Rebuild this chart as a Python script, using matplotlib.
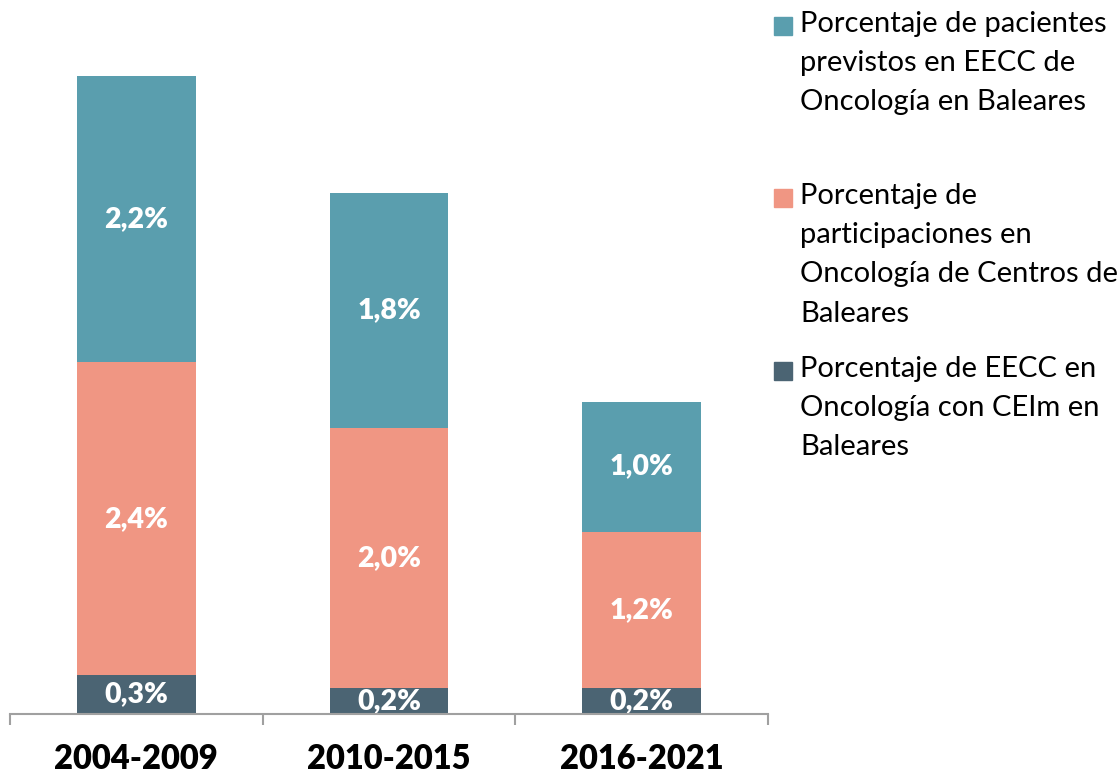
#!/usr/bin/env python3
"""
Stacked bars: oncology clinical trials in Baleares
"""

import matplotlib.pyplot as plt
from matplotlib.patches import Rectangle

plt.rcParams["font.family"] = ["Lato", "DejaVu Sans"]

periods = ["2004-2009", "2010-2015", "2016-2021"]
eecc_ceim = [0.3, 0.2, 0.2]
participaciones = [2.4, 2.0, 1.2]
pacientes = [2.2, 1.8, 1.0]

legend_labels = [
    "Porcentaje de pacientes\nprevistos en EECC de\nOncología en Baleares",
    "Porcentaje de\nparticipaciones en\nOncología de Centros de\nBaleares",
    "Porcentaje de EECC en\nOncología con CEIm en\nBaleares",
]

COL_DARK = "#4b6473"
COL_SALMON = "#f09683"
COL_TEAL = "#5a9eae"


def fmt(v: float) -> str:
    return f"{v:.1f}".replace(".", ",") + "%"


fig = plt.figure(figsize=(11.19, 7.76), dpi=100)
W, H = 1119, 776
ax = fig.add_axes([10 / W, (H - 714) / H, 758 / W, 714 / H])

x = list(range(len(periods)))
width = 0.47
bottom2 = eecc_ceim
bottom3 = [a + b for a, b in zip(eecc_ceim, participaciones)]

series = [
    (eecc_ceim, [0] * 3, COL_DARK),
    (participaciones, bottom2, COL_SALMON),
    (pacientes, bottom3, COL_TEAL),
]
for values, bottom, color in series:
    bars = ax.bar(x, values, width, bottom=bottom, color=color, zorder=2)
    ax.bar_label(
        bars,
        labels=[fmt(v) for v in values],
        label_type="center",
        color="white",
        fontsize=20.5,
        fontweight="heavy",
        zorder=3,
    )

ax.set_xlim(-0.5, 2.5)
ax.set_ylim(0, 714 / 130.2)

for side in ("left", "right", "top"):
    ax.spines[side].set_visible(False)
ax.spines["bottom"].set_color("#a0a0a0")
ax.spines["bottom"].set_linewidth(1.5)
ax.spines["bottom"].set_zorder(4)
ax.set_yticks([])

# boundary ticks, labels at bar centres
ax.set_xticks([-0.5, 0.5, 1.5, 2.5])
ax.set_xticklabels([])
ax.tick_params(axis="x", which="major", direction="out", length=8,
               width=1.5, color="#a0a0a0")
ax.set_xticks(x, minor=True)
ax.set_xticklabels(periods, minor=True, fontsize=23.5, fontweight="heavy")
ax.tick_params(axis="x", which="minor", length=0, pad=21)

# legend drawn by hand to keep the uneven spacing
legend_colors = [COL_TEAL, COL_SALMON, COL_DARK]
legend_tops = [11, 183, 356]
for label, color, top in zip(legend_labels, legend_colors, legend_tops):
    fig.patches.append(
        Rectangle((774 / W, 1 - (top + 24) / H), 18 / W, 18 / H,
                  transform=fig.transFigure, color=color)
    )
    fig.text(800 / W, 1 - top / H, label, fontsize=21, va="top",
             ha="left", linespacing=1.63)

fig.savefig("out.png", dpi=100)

▶ TASK INSTRUCTIONS
Quote the full listing above word for word; exclude every picture from the copy.

▶ TASK RESULT
Rebuild this chart as a Python script, using matplotlib.
#!/usr/bin/env python3
"""
Stacked bars: oncology clinical trials in Baleares
"""

import matplotlib.pyplot as plt
from matplotlib.patches import Rectangle

plt.rcParams["font.family"] = ["Lato", "DejaVu Sans"]

periods = ["2004-2009", "2010-2015", "2016-2021"]
eecc_ceim = [0.3, 0.2, 0.2]
participaciones = [2.4, 2.0, 1.2]
pacientes = [2.2, 1.8, 1.0]

legend_labels = [
    "Porcentaje de pacientes\nprevistos en EECC de\nOncología en Baleares",
    "Porcentaje de\nparticipaciones en\nOncología de Centros de\nBaleares",
    "Porcentaje de EECC en\nOncología con CEIm en\nBaleares",
]

COL_DARK = "#4b6473"
COL_SALMON = "#f09683"
COL_TEAL = "#5a9eae"


def fmt(v: float) -> str:
    return f"{v:.1f}".replace(".", ",") + "%"


fig = plt.figure(figsize=(11.19, 7.76), dpi=100)
W, H = 1119, 776
ax = fig.add_axes([10 / W, (H - 714) / H, 758 / W, 714 / H])

x = list(range(len(periods)))
width = 0.47
bottom2 = eecc_ceim
bottom3 = [a + b for a, b in zip(eecc_ceim, participaciones)]

series = [
    (eecc_ceim, [0] * 3, COL_DARK),
    (participaciones, bottom2, COL_SALMON),
    (pacientes, bottom3, COL_TEAL),
]
for values, bottom, color in series:
    bars = ax.bar(x, values, width, bottom=bottom, color=color, zorder=2)
    ax.bar_label(
        bars,
        labels=[fmt(v) for v in values],
        label_type="center",
        color="white",
        fontsize=20.5,
        fontweight="heavy",
        zorder=3,
    )

ax.set_xlim(-0.5, 2.5)
ax.set_ylim(0, 714 / 130.2)

for side in ("left", "right", "top"):
    ax.spines[side].set_visible(False)
ax.spines["bottom"].set_color("#a0a0a0")
ax.spines["bottom"].set_linewidth(1.5)
ax.spines["bottom"].set_zorder(4)
ax.set_yticks([])

# boundary ticks, labels at bar centres
ax.set_xticks([-0.5, 0.5, 1.5, 2.5])
ax.set_xticklabels([])
ax.tick_params(axis="x", which="major", direction="out", length=8,
               width=1.5, color="#a0a0a0")
ax.set_xticks(x, minor=True)
ax.set_xticklabels(periods, minor=True, fontsize=23.5, fontweight="heavy")
ax.tick_params(axis="x", which="minor", length=0, pad=21)

# legend drawn by hand to keep the uneven spacing
legend_colors = [COL_TEAL, COL_SALMON, COL_DARK]
legend_tops = [11, 183, 356]
for label, color, top in zip(legend_labels, legend_colors, legend_tops):
    fig.patches.append(
        Rectangle((774 / W, 1 - (top + 24) / H), 18 / W, 18 / H,
                  transform=fig.transFigure, color=color)
    )
    fig.text(800 / W, 1 - top / H, label, fontsize=21, va="top",
             ha="left", linespacing=1.63)

fig.savefig("out.png", dpi=100)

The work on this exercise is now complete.